Most disability trolls have few photos and either steal photos from the profile of another woman in the disabled community for their profile, or they use stock and model photography.

Rachelle Chapman was a victim to this type of photo robbery first hand. The 28-year-old sustained a C-6 injury over three years ago, making her a quadriplegic. One of Chapman’s friends found a profile with the name “Kaitlyn Apfelbaum.” The profile only has five photos posted on it, and they are all photos of Chapman.

“[It’s] frustrating,” Chapman says. “Facebook doesn’t really help you out … It just says oh report it here and that’s it. There’s no number to call, there’s no customer service or anything … I’ve seen my friends post some things, exactly the same problem.”

There are two ways to start working toward a solution to this problem. Kondo categorizes them into the bottom-up methodology and the top-down methodology.

“Bottom-up is pretty simple,” Kondo says. “Look at your friends, figure out who you know, who you don’t know. If you don’t know them and you still want them to be friends, take a look at their profile and see if they are a high-risk person. Why be friends with someone who is high-risk? What’s the point? Not only are you putting yourself at risk, you’re putting your real friends with disabilities at risk because you’re endorsing that high-risk person.”

One of the biggest problems with spotting and stopping disability trolls trends from the mutual friends finder on Facebook. When a troll friends someone with a disability, the troll can now access their friend list. As the troll adds people from that list, the innocent bystander sees that they have at least one mutual friend and thinks they are okay. The troll gains credibility when they have more friends, especially friends that many people in the disability community would know, like athletes and people with popular press stories.

“One of the major problems with this is you have people who are high-profile in the disability world … who have very low criteria for who they friend on Facebook,” Kondo says.

“They friend everyone in the world because they’re trying to build up their social network and then you’ve got somebody else that’s like ‘Oh look, if the [high-profile people] are friends with this person, that’s social proof that they’re OK, I’ll friend them too.’”

Chapman’s story is one that reached the media, making her very well connected in the disability world.
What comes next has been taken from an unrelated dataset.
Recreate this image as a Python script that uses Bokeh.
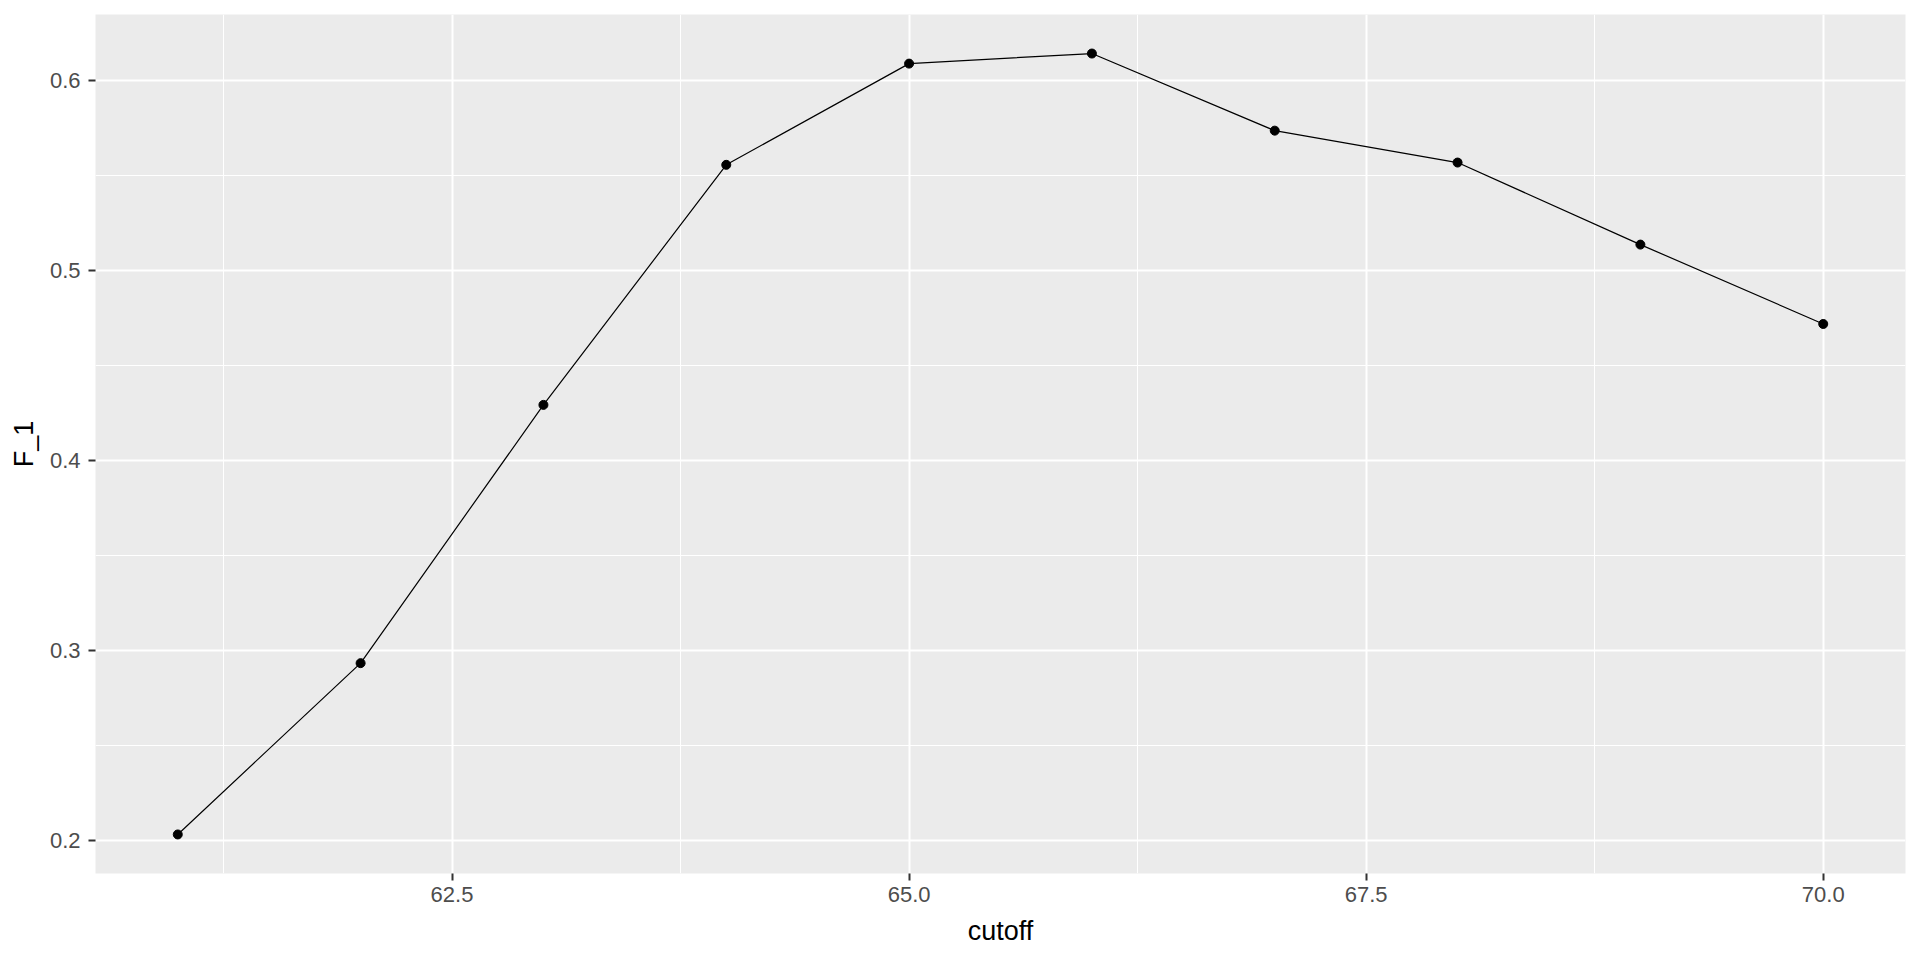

Called the “Paralyzed Bride,” she was playful pushed in a pool at her bachelorette party, causing her injury. She now uses her status to help Kondo warn other women about disability trolls.

“I’m pretty hyper vigilant, and I’ve always been like this, of not friending anyone who I do not know,” Chapman says. “But there’s nothing to stop somebody from making these pages like [Kaitlyn Apfelbaum] did.”

Then there is the top-down methodology, which involves the social media sites, like Facebook, to police these profiles themselves.

“I have reported hundreds and hundreds and hundreds [of profiles] and Facebook never gets back to me and the profiles do not go away. So Facebook doesn’t do anything about it,” Kondo says.

Another top-down approach involves disability organizations pushing the information out to the public to increase awareness among the community.

“Nobody except for me, literally, is actually saying something about this,” Kondo says. “I’m like this guy who’s standing in the corner jumping up and down and screaming, and for the most part, for something that’s as pervasive as it is, nobody’s doing anything about it.”

Kondo, unable to get help from many others in the community has taken matters into his own hands for now by creating a blog (saynotofacebookpredators.org) and a Facebook page where people can share information on which profiles they think may be fake. He also makes several public service announcements and plans to keep pushing information out to try to help people from becoming victimized.

“My facebook page, that blog and stuff, that’s all consolidating information so that I’m trying to educate people as to what’s out there. Because my thought is, if you have no idea this is going on, then you don’t protect yourself from something you don’t know exists,” Kondo says. “You’re never going to put a stop to it, but at least you can reduce the rate of victimization.”